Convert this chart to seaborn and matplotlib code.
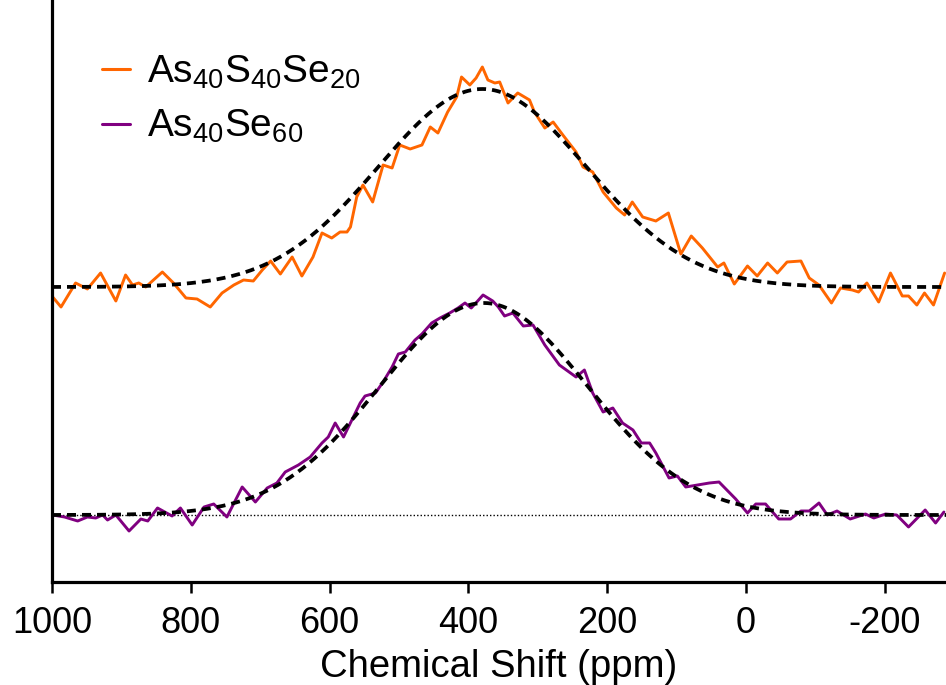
import numpy as np
import pandas as pd
import matplotlib
matplotlib.use("Agg")
import matplotlib.pyplot as plt
import seaborn as sns

# chemical shift (ppm) and intensity (arb. units)
ppm_s = [999, 987, 966, 949, 930, 908, 894, 884, 875, 865, 841, 825, 807, 791, 772,
         755, 738, 724, 710, 697, 685, 671, 654, 640, 624, 611, 597, 585, 575, 570,
         561, 552, 538, 523, 510, 499, 484, 467, 455, 444, 430, 417, 410, 398, 389,
         380, 372, 362, 355, 343, 329, 312, 305, 290, 278, 264, 245, 235, 221, 206,
         187, 175, 164, 149, 130, 112, 94, 79, 63, 41, 32, 17, -2, -16, -31,
         -45, -59, -79, -91, -105, -123, -136, -153, -162, -174, -191, -208, -225, -234, -246,
         -257, -270, -286]
int_s = [283, 273, 297, 291, 307, 279, 305, 295, 297, 293, 308, 297, 282, 281, 273,
         287, 295, 300, 299, 310, 319, 306, 323, 304, 323, 347, 342, 348, 348, 353,
         383, 395, 378, 415, 412, 435, 431, 435, 453, 447, 468, 483, 503, 495, 502,
         513, 500, 497, 498, 477, 487, 480, 468, 452, 458, 445, 428, 413, 408, 388,
         372, 365, 378, 363, 359, 367, 326, 344, 332, 313, 317, 296, 314, 304, 317,
         307, 318, 319, 302, 295, 277, 292, 290, 288, 297, 278, 307, 284, 284, 275,
         287, 275, 307]

ppm_se = [999, 982, 963, 949, 937, 927, 920, 908, 889, 872, 862, 848, 827, 815, 798,
          781, 767, 748, 726, 707, 690, 676, 664, 645, 628, 611, 602, 592, 580, 568,
          556, 549, 534, 523, 510, 501, 491, 477, 467, 453, 441, 427, 415, 405, 396,
          388, 379, 365, 357, 348, 336, 321, 307, 290, 269, 245, 233, 221, 206, 192,
          178, 163, 151, 139, 130, 111, 99, 87, 70, 53, 39, 15, -2, -14, -28,
          -47, -64, -79, -91, -105, -117, -131, -150, -172, -184, -201, -217, -234, -258, -273,
          -285]
int_se = [65, 63, 59, 63, 62, 65, 60, 65, 49, 61, 59, 72, 64, 72, 55,
          73, 76, 63, 93, 78, 92, 97, 108, 115, 123, 137, 143, 157, 143, 160,
          177, 184, 187, 198, 213, 226, 228, 240, 246, 257, 262, 267, 272, 277, 272,
          278, 285, 279, 273, 264, 267, 254, 255, 235, 215, 203, 210, 187, 168, 172,
          157, 150, 137, 137, 127, 102, 104, 93, 95, 97, 98, 81, 67, 76, 76,
          61, 61, 69, 69, 77, 65, 69, 61, 66, 62, 66, 65, 53, 70, 57,
          68]

# gaussian fit parameters: (centre ppm, sigma ppm, amplitude, baseline)
fit_s = (380, 150, 198, 293)
fit_se = (378, 150, 212, 65)

labels = [r"$\mathrm{As_{40}S_{40}Se_{20}}$", r"$\mathrm{As_{40}Se_{60}}$"]
colors = ["#FF6600", "#800080"]

sns.set_theme(style="white", rc={"text.color": "black", "axes.labelcolor": "black",
                                 "xtick.color": "black", "axes.edgecolor": "black"})
plt.rcParams["font.family"] = ["Liberation Sans", "DejaVu Sans"]
plt.rcParams["mathtext.fontset"] = "custom"
plt.rcParams["mathtext.rm"] = "Liberation Sans"
plt.rcParams["mathtext.it"] = "Liberation Sans:italic"
plt.rcParams["axes.unicode_minus"] = False
plt.rcParams["lines.solid_joinstyle"] = "round"

df = pd.concat([
    pd.DataFrame({"ppm": ppm_s, "I": int_s, "sample": labels[0]}),
    pd.DataFrame({"ppm": ppm_se, "I": int_se, "sample": labels[1]}),
])

fig = plt.figure(figsize=(9.46, 6.85), dpi=100)
ax = fig.add_axes([52 / 946, 1 - 582 / 685, 1 - 52 / 946, 582 / 685])

sns.lineplot(data=df, x="ppm", y="I", hue="sample", palette=colors,
             estimator=None, linewidth=2.1, ax=ax)

xf = np.linspace(1000, -300, 600)
for c, s, a, b in (fit_s, fit_se):
    ax.plot(xf, b + a * np.exp(-(xf - c) ** 2 / (2 * s ** 2)), color="black",
            linestyle=(0, (2.4, 1.6)), linewidth=2.7, zorder=3)

ax.axhline(fit_se[3], color="black", linestyle=(0, (1, 1.5)), linewidth=1.0, zorder=1)

ax.set_xlim(1000, -288)
ax.set_ylim(-2, 580)
ax.set_xticks([1000, 800, 600, 400, 200, 0, -200])
ax.set_yticks([])
ax.set_xlabel("Chemical Shift (ppm)", fontsize=27.5, labelpad=6)
ax.set_ylabel("")
ax.tick_params(axis="x", labelsize=26, length=8, width=1.8, direction="out",
               bottom=True, pad=9)
for side in ["top", "right"]:
    ax.spines[side].set_visible(False)
for side in ["left", "bottom"]:
    ax.spines[side].set_linewidth(2.3)

leg = ax.legend(loc="upper left", bbox_to_anchor=(0.039, 0.935), frameon=False,
                fontsize=28, handlelength=0.72, handletextpad=0.42,
                labelspacing=0.45, borderaxespad=0)
for h in leg.get_lines():
    h.set_linewidth(2.2)

fig.savefig("out.png", dpi=100)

▶ **TO BE DONE**:
Repeat only the lines from the beginning of the material through the line containing "287, 275, 307]", both ends kept, leaving pictures out.

▶ **SOLUTION FOR THIS EXERCISE**:
Convert this chart to seaborn and matplotlib code.
import numpy as np
import pandas as pd
import matplotlib
matplotlib.use("Agg")
import matplotlib.pyplot as plt
import seaborn as sns

# chemical shift (ppm) and intensity (arb. units)
ppm_s = [999, 987, 966, 949, 930, 908, 894, 884, 875, 865, 841, 825, 807, 791, 772,
         755, 738, 724, 710, 697, 685, 671, 654, 640, 624, 611, 597, 585, 575, 570,
         561, 552, 538, 523, 510, 499, 484, 467, 455, 444, 430, 417, 410, 398, 389,
         380, 372, 362, 355, 343, 329, 312, 305, 290, 278, 264, 245, 235, 221, 206,
         187, 175, 164, 149, 130, 112, 94, 79, 63, 41, 32, 17, -2, -16, -31,
         -45, -59, -79, -91, -105, -123, -136, -153, -162, -174, -191, -208, -225, -234, -246,
         -257, -270, -286]
int_s = [283, 273, 297, 291, 307, 279, 305, 295, 297, 293, 308, 297, 282, 281, 273,
         287, 295, 300, 299, 310, 319, 306, 323, 304, 323, 347, 342, 348, 348, 353,
         383, 395, 378, 415, 412, 435, 431, 435, 453, 447, 468, 483, 503, 495, 502,
         513, 500, 497, 498, 477, 487, 480, 468, 452, 458, 445, 428, 413, 408, 388,
         372, 365, 378, 363, 359, 367, 326, 344, 332, 313, 317, 296, 314, 304, 317,
         307, 318, 319, 302, 295, 277, 292, 290, 288, 297, 278, 307, 284, 284, 275,
         287, 275, 307]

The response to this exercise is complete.